The potential political and military realignment of Turkey has obvious implications for NATO, U.S interests in the Middle East, U.S. Air Force basing rights in eastern Turkey, and Sixth Fleet. The Turkish Army, some 350,000 strong (with almost the same number as reservists), is the second largest standing army in NATO and the largest land force in the eastern Mediterranean. The Turkish Navy is capable, professional, and being modernized. The navy operates a dozen modern submarines (variants of German Type 209s constructed in Turkey), some two dozen frigates and corvettes, plus fast-attack boats, patrol craft, mine warfare ships and several dozen small amphibious ships. Most significantly, Turkey is building its first “aircraft carrier,” the amphibious assault ship Anatolia—a 27,000 ton Juan Carlos–class LHD designed to operate 12 F-35Bs and 12 helicopters.
But the S-400 purchase caused the United States to terminate Turkey’s participation in the F-35 program, which likely will result in Ankara purchasing Soviet aircraft for this ship, possibly the Su-33, an improved version of the Su-27 designated Flanker D, which was designed for use on board the Russian carrier Admiral Kuznetzov. The commissioning of the Anatolia, expected in 2021, will make the Turkish Navy the strongest in the eastern Mediterranean.
Turkey is a valuable ally for the West with significant military/naval power and economic potential and the ability to exert great influence over events in the eastern Mediterranean and Middle East. It is not beyond the realm of possibility that Turkey will ultimately emerge as the leader of a regional Muslim confederation. It is not in the interest of the United States, NATO, or the European Union, to see it forge a de facto alliance with Russia.

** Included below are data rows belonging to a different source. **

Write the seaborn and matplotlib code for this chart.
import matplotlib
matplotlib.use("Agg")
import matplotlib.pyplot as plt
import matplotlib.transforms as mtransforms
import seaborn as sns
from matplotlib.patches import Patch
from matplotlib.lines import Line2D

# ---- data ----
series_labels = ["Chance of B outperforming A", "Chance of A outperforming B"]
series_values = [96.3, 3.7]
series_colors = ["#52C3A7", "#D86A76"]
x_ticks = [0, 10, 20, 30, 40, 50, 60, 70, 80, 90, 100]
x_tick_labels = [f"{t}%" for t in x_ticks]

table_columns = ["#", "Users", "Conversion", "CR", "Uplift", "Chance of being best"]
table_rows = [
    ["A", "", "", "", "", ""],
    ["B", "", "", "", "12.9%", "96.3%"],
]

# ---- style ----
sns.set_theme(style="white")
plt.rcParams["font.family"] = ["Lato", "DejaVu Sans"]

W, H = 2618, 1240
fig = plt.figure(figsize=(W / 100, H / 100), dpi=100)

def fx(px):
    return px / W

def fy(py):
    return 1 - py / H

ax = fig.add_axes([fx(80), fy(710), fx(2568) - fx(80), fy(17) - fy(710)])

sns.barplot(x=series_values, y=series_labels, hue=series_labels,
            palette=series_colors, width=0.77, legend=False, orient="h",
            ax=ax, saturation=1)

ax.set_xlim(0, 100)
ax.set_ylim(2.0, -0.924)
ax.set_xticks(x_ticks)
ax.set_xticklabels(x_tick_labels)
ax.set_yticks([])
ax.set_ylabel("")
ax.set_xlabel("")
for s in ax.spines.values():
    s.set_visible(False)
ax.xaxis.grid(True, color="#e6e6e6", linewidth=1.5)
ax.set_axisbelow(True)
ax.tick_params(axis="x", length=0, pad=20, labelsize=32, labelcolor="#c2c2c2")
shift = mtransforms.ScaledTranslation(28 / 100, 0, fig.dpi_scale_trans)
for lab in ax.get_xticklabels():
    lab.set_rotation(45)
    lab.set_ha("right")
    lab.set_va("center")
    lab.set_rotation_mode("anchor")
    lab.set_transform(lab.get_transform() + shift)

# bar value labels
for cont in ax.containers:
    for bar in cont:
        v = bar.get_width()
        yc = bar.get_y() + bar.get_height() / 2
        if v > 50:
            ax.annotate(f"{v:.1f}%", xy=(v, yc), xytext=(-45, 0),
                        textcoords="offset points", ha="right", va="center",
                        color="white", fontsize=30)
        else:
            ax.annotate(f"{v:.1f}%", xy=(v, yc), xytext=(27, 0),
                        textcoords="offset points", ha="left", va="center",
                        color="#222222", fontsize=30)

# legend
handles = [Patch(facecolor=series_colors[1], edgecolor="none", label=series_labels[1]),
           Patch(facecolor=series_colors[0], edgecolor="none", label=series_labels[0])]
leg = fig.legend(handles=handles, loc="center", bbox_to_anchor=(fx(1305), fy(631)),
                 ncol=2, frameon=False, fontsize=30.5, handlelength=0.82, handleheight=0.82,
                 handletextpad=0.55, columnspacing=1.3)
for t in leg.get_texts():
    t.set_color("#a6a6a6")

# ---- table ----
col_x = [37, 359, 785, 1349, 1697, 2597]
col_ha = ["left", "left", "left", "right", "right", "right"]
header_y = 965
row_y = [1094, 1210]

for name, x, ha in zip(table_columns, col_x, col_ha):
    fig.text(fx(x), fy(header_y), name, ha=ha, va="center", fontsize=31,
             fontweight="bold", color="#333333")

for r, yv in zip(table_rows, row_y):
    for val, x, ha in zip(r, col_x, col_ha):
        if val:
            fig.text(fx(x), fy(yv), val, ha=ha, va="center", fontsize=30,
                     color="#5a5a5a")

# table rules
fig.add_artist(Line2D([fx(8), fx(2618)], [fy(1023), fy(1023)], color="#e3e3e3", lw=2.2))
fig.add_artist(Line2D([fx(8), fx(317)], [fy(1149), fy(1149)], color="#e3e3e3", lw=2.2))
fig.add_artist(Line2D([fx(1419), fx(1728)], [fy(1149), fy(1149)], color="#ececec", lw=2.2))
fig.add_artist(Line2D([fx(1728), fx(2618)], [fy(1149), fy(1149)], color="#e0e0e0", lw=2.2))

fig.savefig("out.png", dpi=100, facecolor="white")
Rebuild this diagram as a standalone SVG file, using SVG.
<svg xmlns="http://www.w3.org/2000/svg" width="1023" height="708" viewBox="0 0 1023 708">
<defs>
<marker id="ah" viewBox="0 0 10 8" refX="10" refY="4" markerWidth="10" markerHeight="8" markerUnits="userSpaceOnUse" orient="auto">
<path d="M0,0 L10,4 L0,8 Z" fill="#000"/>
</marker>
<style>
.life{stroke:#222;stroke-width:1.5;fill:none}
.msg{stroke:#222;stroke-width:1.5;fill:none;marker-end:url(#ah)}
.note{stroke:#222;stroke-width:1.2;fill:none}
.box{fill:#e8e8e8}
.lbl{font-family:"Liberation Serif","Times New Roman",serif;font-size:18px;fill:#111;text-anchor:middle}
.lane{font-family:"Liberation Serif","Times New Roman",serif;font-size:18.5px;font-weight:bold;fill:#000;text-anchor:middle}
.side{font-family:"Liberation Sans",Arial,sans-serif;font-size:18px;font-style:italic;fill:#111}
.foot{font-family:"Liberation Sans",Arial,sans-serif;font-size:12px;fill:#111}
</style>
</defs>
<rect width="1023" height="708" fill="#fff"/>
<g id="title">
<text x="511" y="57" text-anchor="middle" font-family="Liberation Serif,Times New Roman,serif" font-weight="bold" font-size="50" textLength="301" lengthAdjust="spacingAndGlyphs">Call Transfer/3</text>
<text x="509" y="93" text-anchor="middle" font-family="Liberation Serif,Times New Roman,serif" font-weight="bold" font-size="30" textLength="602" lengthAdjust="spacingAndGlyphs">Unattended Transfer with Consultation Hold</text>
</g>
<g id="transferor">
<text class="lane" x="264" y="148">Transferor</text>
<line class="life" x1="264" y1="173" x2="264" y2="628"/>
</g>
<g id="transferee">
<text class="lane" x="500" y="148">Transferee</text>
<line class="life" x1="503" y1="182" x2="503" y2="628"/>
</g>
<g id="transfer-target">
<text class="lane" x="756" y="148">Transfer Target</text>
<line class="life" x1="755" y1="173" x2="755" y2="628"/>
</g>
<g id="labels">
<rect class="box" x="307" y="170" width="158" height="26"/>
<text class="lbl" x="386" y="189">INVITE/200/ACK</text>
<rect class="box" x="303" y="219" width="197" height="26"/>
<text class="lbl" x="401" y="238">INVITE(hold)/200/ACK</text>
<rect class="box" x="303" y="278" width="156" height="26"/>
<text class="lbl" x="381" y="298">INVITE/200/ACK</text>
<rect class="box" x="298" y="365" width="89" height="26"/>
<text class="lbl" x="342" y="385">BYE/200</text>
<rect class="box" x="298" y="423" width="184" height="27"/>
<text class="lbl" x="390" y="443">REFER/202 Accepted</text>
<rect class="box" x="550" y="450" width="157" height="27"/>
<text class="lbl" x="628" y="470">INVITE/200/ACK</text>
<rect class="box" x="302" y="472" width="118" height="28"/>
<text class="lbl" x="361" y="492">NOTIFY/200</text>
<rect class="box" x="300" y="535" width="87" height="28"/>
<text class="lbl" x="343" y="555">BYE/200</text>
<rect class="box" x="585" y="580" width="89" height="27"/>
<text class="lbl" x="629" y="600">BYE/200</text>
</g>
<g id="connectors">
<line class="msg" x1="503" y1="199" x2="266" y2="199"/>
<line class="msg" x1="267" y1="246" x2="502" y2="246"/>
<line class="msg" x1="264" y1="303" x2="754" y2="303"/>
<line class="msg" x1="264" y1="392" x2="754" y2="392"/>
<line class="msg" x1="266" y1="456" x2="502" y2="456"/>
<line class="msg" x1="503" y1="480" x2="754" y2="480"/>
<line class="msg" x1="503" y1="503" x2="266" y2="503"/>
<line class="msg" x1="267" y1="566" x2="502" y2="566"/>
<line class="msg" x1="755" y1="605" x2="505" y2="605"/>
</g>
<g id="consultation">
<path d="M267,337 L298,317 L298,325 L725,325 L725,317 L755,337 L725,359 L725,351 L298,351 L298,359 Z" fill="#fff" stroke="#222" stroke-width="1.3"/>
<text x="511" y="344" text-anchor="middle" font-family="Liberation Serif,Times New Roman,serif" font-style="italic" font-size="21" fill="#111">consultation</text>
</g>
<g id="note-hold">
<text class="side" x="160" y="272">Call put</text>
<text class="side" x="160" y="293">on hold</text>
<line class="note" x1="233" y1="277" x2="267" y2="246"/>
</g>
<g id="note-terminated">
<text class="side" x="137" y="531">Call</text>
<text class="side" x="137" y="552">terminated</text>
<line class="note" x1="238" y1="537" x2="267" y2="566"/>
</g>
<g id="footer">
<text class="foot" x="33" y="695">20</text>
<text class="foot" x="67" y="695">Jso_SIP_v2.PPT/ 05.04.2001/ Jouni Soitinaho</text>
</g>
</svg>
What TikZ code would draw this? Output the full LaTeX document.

NATO and the United States have recognized this and are taking steps to improve military-to-military relations—and to persuade Turkey that no alliance with Russia could ever provide the security and the economic advantages offered by NATO membership. But this process will require time and patience, and it is unlikely to result in a near-term diminution of Turkey’s relationship with Russia or a return to the NATO-Western European orientation that characterized Turkey’s first 50 years in the alliance. Turkey has reoriented; future military/naval relationships with Turkey, while probably cordial and cooperative, will be different. It will be particularly important in exercises and other military-to-military relations for U.S. and NATO leaders to recognize this change and demonstrate through professionalism and respect that Turkey’s interests will continue to be best served by close cooperation with NATO and the West.